According to a CNBC investigation, retail giant Amazon — which made solar power a key pillar of its plan to reach zero emissions by 2040 — secretly switched off all rooftop warehouse solar panels amid multiple fires and safety concerns.
“Out of an abundance of caution, following a small number of isolated incidents with onsite solar systems owned and operated by third parties, Amazon proactively powered off our onsite solar installations in North America, and took immediate steps to re-inspect each installation by a leading solar technical expert firm,” an Amazon spokesperson conceded to CNBC in a statement.
The issue here isn’t necessarily that Amazon clearly had some faulty tech on their hands. And if equipment is catching fire and threatening employee safety — as AmazonBasics products have done before — it should definitely be powered down. But the company failed to make the malfunctions and the subsequent shut-downs known to the public, which means that the company was apparently withholding info about both employee safety and its environmental efforts and impact.

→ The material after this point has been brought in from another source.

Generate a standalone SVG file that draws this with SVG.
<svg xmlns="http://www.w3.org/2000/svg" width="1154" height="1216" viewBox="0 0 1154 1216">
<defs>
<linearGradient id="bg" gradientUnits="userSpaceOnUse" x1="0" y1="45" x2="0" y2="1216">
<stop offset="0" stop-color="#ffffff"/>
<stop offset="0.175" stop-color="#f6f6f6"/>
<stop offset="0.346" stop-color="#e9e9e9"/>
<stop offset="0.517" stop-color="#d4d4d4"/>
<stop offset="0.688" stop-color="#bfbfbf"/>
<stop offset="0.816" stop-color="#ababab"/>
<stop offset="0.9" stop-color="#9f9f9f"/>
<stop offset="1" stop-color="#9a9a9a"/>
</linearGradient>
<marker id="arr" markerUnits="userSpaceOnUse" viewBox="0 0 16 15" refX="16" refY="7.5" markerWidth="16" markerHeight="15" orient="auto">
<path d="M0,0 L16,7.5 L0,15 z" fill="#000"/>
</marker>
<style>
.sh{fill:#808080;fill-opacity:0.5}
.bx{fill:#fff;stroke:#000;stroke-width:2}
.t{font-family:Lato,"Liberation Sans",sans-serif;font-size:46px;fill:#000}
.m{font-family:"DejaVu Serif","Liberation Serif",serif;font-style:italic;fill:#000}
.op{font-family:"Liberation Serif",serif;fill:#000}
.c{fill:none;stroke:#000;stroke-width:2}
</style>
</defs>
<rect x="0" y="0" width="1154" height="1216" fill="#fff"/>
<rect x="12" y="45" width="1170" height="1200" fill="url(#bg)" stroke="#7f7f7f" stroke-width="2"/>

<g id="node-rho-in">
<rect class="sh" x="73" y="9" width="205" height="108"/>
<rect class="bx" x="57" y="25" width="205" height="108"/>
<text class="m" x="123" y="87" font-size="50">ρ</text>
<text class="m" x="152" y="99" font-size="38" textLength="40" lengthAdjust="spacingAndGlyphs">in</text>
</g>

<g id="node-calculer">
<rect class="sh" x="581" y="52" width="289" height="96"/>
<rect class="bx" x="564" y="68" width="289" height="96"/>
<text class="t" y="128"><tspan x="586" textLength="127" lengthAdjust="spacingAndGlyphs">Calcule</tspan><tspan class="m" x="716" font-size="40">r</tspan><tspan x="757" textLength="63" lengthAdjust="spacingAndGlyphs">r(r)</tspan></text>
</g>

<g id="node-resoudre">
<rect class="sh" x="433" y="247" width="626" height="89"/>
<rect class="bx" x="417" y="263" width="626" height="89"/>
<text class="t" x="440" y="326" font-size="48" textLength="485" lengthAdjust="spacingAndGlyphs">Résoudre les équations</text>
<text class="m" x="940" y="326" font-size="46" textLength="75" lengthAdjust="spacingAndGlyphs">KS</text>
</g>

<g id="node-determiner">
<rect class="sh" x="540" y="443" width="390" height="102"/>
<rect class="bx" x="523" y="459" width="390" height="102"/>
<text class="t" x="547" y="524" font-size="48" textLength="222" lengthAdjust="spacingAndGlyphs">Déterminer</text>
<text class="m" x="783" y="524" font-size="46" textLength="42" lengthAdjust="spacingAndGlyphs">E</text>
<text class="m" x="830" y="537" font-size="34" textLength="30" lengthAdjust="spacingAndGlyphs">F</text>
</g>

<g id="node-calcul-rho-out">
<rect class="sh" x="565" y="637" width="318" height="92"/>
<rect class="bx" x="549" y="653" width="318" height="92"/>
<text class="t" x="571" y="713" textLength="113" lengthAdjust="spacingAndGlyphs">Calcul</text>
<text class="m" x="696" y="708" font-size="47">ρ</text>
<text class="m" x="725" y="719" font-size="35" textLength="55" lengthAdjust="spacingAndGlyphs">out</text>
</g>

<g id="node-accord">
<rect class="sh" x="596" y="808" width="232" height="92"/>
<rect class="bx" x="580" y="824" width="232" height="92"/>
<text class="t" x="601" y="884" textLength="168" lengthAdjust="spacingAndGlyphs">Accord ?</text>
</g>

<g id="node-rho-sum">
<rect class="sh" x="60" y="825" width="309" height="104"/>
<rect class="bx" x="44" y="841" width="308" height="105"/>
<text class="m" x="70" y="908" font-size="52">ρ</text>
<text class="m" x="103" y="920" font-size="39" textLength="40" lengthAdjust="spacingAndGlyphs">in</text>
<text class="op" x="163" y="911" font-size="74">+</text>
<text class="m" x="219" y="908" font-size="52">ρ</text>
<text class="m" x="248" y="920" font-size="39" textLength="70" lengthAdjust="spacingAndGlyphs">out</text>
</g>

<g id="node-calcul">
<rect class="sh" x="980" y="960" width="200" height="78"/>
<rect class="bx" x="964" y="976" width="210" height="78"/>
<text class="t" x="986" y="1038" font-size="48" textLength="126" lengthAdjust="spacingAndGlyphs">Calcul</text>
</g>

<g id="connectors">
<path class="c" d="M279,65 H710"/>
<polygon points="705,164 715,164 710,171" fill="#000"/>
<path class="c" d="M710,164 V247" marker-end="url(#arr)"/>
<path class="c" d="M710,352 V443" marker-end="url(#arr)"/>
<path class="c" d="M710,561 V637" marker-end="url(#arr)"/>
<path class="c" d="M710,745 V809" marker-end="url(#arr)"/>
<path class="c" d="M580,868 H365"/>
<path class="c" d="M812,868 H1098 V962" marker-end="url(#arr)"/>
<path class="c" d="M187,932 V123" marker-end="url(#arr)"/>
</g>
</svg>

Internal documents obtained by CNBC showed that between April 2020 and June 2021, there were at least six separate incidents of rooftop solar panels either catching fire or suffering electrical explosions. Forty-seven North American Amazon warehouses had these panels installed, meaning the dangerous malfunctions impacted roughly 12.7 percent of all such sites.
“The rate of dangerous incidents is unacceptable,” an Amazon employee reportedly wrote in one internal report obtained by CNBC, “and above industry averages.”

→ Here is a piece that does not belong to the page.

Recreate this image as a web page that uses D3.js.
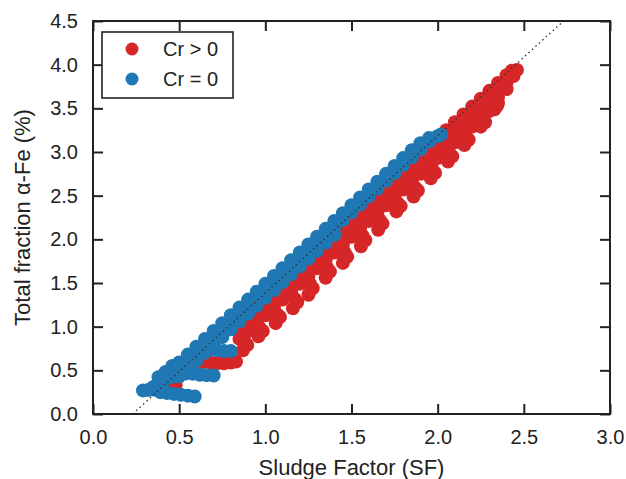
<!DOCTYPE html>
<html>
<head>
<meta charset="utf-8">
<script src="https://cdn.jsdelivr.net/npm/d3@7"></script>
<style>
  html, body { margin: 0; padding: 0; background: #fff; }
  text { font-family: "Liberation Sans", Arial, Helvetica, sans-serif; fill: #222; }
</style>
</head>
<body>
<svg id="chart" width="626" height="479"></svg>
<script>
// ---------- data ----------
const xTicks = [0.0, 0.5, 1.0, 1.5, 2.0, 2.5, 3.0];
const yTicks = [0.0, 0.5, 1.0, 1.5, 2.0, 2.5, 3.0, 3.5, 4.0, 4.5];
const xLabel = "Sludge Factor (SF)";
const yLabel = "Total fraction \u03b1-Fe (%)";
const seriesNames = ["Cr > 0", "Cr = 0"];
const seriesColors = ["#d62728", "#1f77b4"];
const refLine = [[0.23, 0.0], [2.73, 4.5]];

// Cr = 0 (blue)
const blueUpper = [[0.35,0.31],[0.38,0.42],[0.42,0.48],[0.46,0.55],[0.50,0.59],[0.55,0.68],[0.60,0.77],[0.65,0.86],[0.70,0.95],[0.75,1.04],[0.80,1.13],[0.85,1.22],[0.90,1.31],[0.95,1.40],[1.00,1.49],[1.05,1.58],[1.10,1.67],[1.15,1.76],[1.20,1.85],[1.25,1.94],[1.30,2.03],[1.35,2.12],[1.40,2.21],[1.45,2.30],[1.50,2.39],[1.55,2.48],[1.60,2.57],[1.65,2.66],[1.70,2.75],[1.75,2.84],[1.80,2.93],[1.85,3.02],[1.90,3.10],[1.95,3.16]];
const blueMiddle = [[0.40,0.33],[0.45,0.42],[0.50,0.51],[0.55,0.60],[0.60,0.69],[0.65,0.78],[0.70,0.87],[0.75,0.96],[0.80,1.05],[0.85,1.14],[0.90,1.23],[0.95,1.32],[1.00,1.41],[1.05,1.50],[1.10,1.59],[1.15,1.68],[1.20,1.77],[1.25,1.86],[1.30,1.95],[1.35,2.04],[1.40,2.13],[1.45,2.22],[1.50,2.31],[1.55,2.40],[1.60,2.49],[1.65,2.58],[1.70,2.67],[1.75,2.76],[1.80,2.85],[1.85,2.94],[1.90,3.03],[1.95,3.12],[2.00,3.18],[2.02,3.20]];
const blueLower = [[0.50,0.43],[0.55,0.52],[0.60,0.61],[0.65,0.70],[0.70,0.79],[0.75,0.88],[0.80,0.97],[0.85,1.06],[0.90,1.15],[0.95,1.24],[1.00,1.33],[1.05,1.42],[1.10,1.51],[1.15,1.60],[1.20,1.69],[1.25,1.78],[1.30,1.87],[1.35,1.96],[1.40,2.05]];
const blueStreaks = [
  [0.29,0.27],[0.32,0.275],[0.35,0.28],
  [0.39,0.25],[0.43,0.24],[0.47,0.23],[0.51,0.22],[0.55,0.21],[0.59,0.20],
  [0.50,0.47],[0.54,0.465],[0.58,0.46],[0.62,0.45],[0.66,0.445],[0.70,0.44],
  [0.68,0.74],[0.72,0.73],[0.76,0.72],[0.80,0.72]
];

// Cr > 0 (red)
const redTop = [[1.90,2.98],[1.95,3.07],[2.00,3.16],[2.05,3.25],[2.10,3.34],[2.15,3.43],[2.20,3.52],[2.25,3.61],[2.30,3.70],[2.35,3.79],[2.40,3.88],[2.43,3.93],[2.46,3.94]];
const redRow2 = [[0.85,1.01],[0.90,1.10],[0.95,1.19],[1.00,1.28],[1.05,1.37],[1.10,1.46],[1.15,1.55],[1.20,1.64],[1.25,1.73],[1.30,1.82],[1.35,1.91],[1.40,2.00],[1.45,2.09],[1.50,2.18],[1.55,2.27],[1.60,2.36],[1.65,2.45],[1.70,2.54],[1.75,2.63],[1.80,2.72],[1.85,2.81],[1.90,2.90],[1.95,2.99],[2.00,3.08],[2.05,3.17],[2.10,3.26],[2.15,3.35],[2.20,3.44],[2.25,3.53],[2.30,3.62],[2.35,3.71],[2.40,3.80],[2.44,3.87]];
const redRow3 = [[0.85,0.93],[0.90,1.02],[0.95,1.11],[1.00,1.20],[1.05,1.29],[1.10,1.38],[1.15,1.47],[1.20,1.56],[1.25,1.65],[1.30,1.74],[1.35,1.83],[1.40,1.92],[1.45,2.01],[1.50,2.10],[1.55,2.19],[1.60,2.28],[1.65,2.37],[1.70,2.46],[1.75,2.55],[1.80,2.64],[1.85,2.73],[1.90,2.82],[1.95,2.91],[2.00,3.00],[2.05,3.09],[2.10,3.18],[2.15,3.27],[2.20,3.36],[2.25,3.45],[2.30,3.54],[2.35,3.63],[2.40,3.72]];
const redRow4 = [[0.85,0.86],[0.90,0.95],[0.95,1.04],[1.00,1.13],[1.05,1.22],[1.10,1.31],[1.15,1.40],[1.20,1.49],[1.25,1.58],[1.30,1.67],[1.35,1.76],[1.40,1.85],[1.45,1.94],[1.50,2.03],[1.55,2.12],[1.60,2.21],[1.65,2.30],[1.70,2.39],[1.75,2.48],[1.80,2.57],[1.85,2.66],[1.90,2.75],[1.95,2.84],[2.00,2.93],[2.05,3.02],[2.10,3.11],[2.15,3.20],[2.20,3.29],[2.25,3.38],[2.30,3.47],[2.35,3.56]];
const redTeeth = [
  [0.87,0.73],[0.88,0.83],[0.895,0.79],
  [0.96,0.89],[0.97,0.98],[0.985,0.95],
  [1.06,1.04],[1.07,1.14],[1.085,1.11],
  [1.16,1.21],[1.17,1.32],[1.185,1.28],
  [1.25,1.365],[1.26,1.49],[1.275,1.44],
  [1.35,1.56],[1.36,1.67],[1.375,1.63],
  [1.45,1.73],[1.46,1.85],[1.475,1.80],
  [1.555,1.92],[1.565,2.04],[1.58,1.99],
  [1.655,2.11],[1.665,2.22],[1.68,2.18],
  [1.76,2.32],[1.77,2.41],[1.785,2.38],
  [1.86,2.49],[1.87,2.59],[1.885,2.56],
  [1.96,2.70],[1.97,2.80],[1.985,2.76],
  [2.06,2.89],[2.07,2.98],[2.085,2.95],
  [2.155,3.08],[2.165,3.16],[2.18,3.14],
  [2.25,3.29],[2.26,3.37],[2.275,3.34],
  [2.33,3.49],[2.345,3.53]
];
const redStreaks = [
  [0.45,0.33],[0.48,0.335],
  [0.56,0.60],[0.60,0.60],[0.64,0.595],[0.68,0.59],[0.72,0.58],[0.76,0.58],[0.80,0.59],[0.83,0.60]
];

const redPoints = [].concat(redStreaks, redRow4, redRow3, redRow2, redTop, redTeeth);
const bluePoints = [].concat(blueStreaks, blueLower, blueMiddle, blueUpper);

// ---------- drawing ----------
const svg = d3.select("#chart");
svg.append("rect").attr("width", 626).attr("height", 479).attr("fill", "#fff");

const x = d3.scaleLinear().domain([0, 3]).range([93, 610]);
const y = d3.scaleLinear().domain([0, 4.5]).range([414, 21]);
const R = 7;

svg.append("defs").append("clipPath").attr("id", "plotclip")
  .append("rect").attr("x", x(0)).attr("y", y(4.5))
  .attr("width", x(3) - x(0)).attr("height", y(0) - y(4.5));

const plot = svg.append("g").attr("clip-path", "url(#plotclip)");

plot.append("g").selectAll("circle").data(redPoints).join("circle")
  .attr("cx", d => x(d[0])).attr("cy", d => y(d[1])).attr("r", R)
  .attr("fill", seriesColors[0]);

plot.append("g").selectAll("circle").data(bluePoints).join("circle")
  .attr("cx", d => x(d[0])).attr("cy", d => y(d[1])).attr("r", R)
  .attr("fill", seriesColors[1]);

plot.append("line")
  .attr("x1", x(refLine[0][0])).attr("y1", y(refLine[0][1]))
  .attr("x2", x(refLine[1][0])).attr("y2", y(refLine[1][1]))
  .attr("stroke", "#333").attr("stroke-width", 1.4)
  .attr("stroke-dasharray", "1.5,3.2");

// axes (ticks inward on all four sides)
const fmt = d3.format(".1f");
const axB = svg.append("g").attr("transform", `translate(0,${y(0)})`)
  .call(d3.axisBottom(x).tickValues(xTicks).tickFormat(fmt).tickSizeInner(-10).tickSizeOuter(0).tickPadding(16));
const axT = svg.append("g").attr("transform", `translate(0,${y(4.5)})`)
  .call(d3.axisTop(x).tickValues(xTicks).tickFormat("").tickSizeInner(-10).tickSizeOuter(0));
const axL = svg.append("g").attr("transform", `translate(${x(0)},0)`)
  .call(d3.axisLeft(y).tickValues(yTicks).tickFormat(fmt).tickSizeInner(-10).tickSizeOuter(0).tickPadding(15));
const axR = svg.append("g").attr("transform", `translate(${x(3)},0)`)
  .call(d3.axisRight(y).tickValues(yTicks).tickFormat("").tickSizeInner(-10).tickSizeOuter(0));

[axB, axT, axL, axR].forEach(a => {
  a.select(".domain").remove();
  a.selectAll(".tick line").attr("stroke", "#222").attr("stroke-width", 2);
  a.selectAll(".tick text").attr("font-size", 20).attr("fill", "#333")
    .attr("font-family", "Liberation Sans, Arial, sans-serif");
});

svg.append("rect")
  .attr("x", x(0)).attr("y", y(4.5))
  .attr("width", x(3) - x(0)).attr("height", y(0) - y(4.5))
  .attr("fill", "none").attr("stroke", "#222").attr("stroke-width", 2);

// axis labels
svg.append("text")
  .attr("x", (x(0) + x(3)) / 2).attr("y", 475)
  .attr("text-anchor", "middle").attr("font-size", 22).attr("fill", "#333")
  .text(xLabel);

svg.append("text")
  .attr("transform", `translate(30,${(y(0) + y(4.5)) / 2}) rotate(-90)`)
  .attr("text-anchor", "middle").attr("font-size", 22).attr("fill", "#333")
  .text(yLabel);

// legend
const lg = svg.append("g");
lg.append("rect").attr("x", 102).attr("y", 32).attr("width", 131).attr("height", 66)
  .attr("fill", "#fff").attr("stroke", "#222").attr("stroke-width", 1.6);
seriesNames.forEach((name, i) => {
  lg.append("circle").attr("cx", 132).attr("cy", 49 + i * 30).attr("r", 6.5)
    .attr("fill", seriesColors[i]);
  lg.append("text").attr("x", 163).attr("y", 56 + i * 30)
    .attr("font-size", 20).attr("fill", "#333").text(name);
});
</script>
</body>
</html>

But these incidents and the following string of shutdowns and evaluations remained undisclosed, even though the Amazon’s 2021 sustainability report — released long after those shutdowns and evaluations were underway — praised itself for its commitment to solar energy, domestically and beyond US borders.
“Many of our fulfillment facilities throughout the US, Europe, and India are powered by on-site solar,” reads the 2021 report, “where a rooftop installation can power up to 80 percent of the facility’s energy use.”

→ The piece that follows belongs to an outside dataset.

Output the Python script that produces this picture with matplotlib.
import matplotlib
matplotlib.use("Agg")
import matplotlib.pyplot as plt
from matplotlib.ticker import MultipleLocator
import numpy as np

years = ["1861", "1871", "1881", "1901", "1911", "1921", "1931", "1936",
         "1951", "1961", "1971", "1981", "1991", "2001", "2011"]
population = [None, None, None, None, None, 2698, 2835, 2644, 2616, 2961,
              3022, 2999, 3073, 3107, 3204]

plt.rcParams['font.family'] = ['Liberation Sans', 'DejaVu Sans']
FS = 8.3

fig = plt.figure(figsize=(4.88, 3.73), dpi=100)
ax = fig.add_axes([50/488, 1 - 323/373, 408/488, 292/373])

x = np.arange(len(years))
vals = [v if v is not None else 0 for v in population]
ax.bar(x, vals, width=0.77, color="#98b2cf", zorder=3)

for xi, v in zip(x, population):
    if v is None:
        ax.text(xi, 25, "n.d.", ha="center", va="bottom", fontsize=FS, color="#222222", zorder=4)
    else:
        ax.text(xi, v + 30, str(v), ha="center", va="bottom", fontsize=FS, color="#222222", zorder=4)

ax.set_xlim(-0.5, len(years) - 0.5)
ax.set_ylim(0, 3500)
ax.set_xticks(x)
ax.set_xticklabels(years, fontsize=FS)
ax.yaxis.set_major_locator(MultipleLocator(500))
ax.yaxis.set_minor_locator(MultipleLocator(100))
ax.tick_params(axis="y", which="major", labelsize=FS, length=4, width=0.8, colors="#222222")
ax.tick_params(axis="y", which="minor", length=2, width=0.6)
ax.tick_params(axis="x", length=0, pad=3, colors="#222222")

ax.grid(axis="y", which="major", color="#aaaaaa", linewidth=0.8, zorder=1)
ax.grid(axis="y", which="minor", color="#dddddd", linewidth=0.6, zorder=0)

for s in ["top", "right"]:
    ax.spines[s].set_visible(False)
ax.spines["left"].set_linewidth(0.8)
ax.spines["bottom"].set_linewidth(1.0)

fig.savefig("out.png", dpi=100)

According to CNBC, the documents also detailed extensive — and frankly, alarming — issues with the thousands of panels, as discovered by the company’s third-party inspector.
“Over the past five years,” read one internal document, blaming outside parties for Amazon’s failures, “solar malfunctions have been caused by improper installation techniques, improper commissioning of a new system, inadequate system maintenance and equipment malfunction.”
Amazon is no stranger to workplace dangers, nor is it exactly a climate hero. But this seems especially egregious. Maybe new solar panels are a better use for all that Blue Origin money, hm?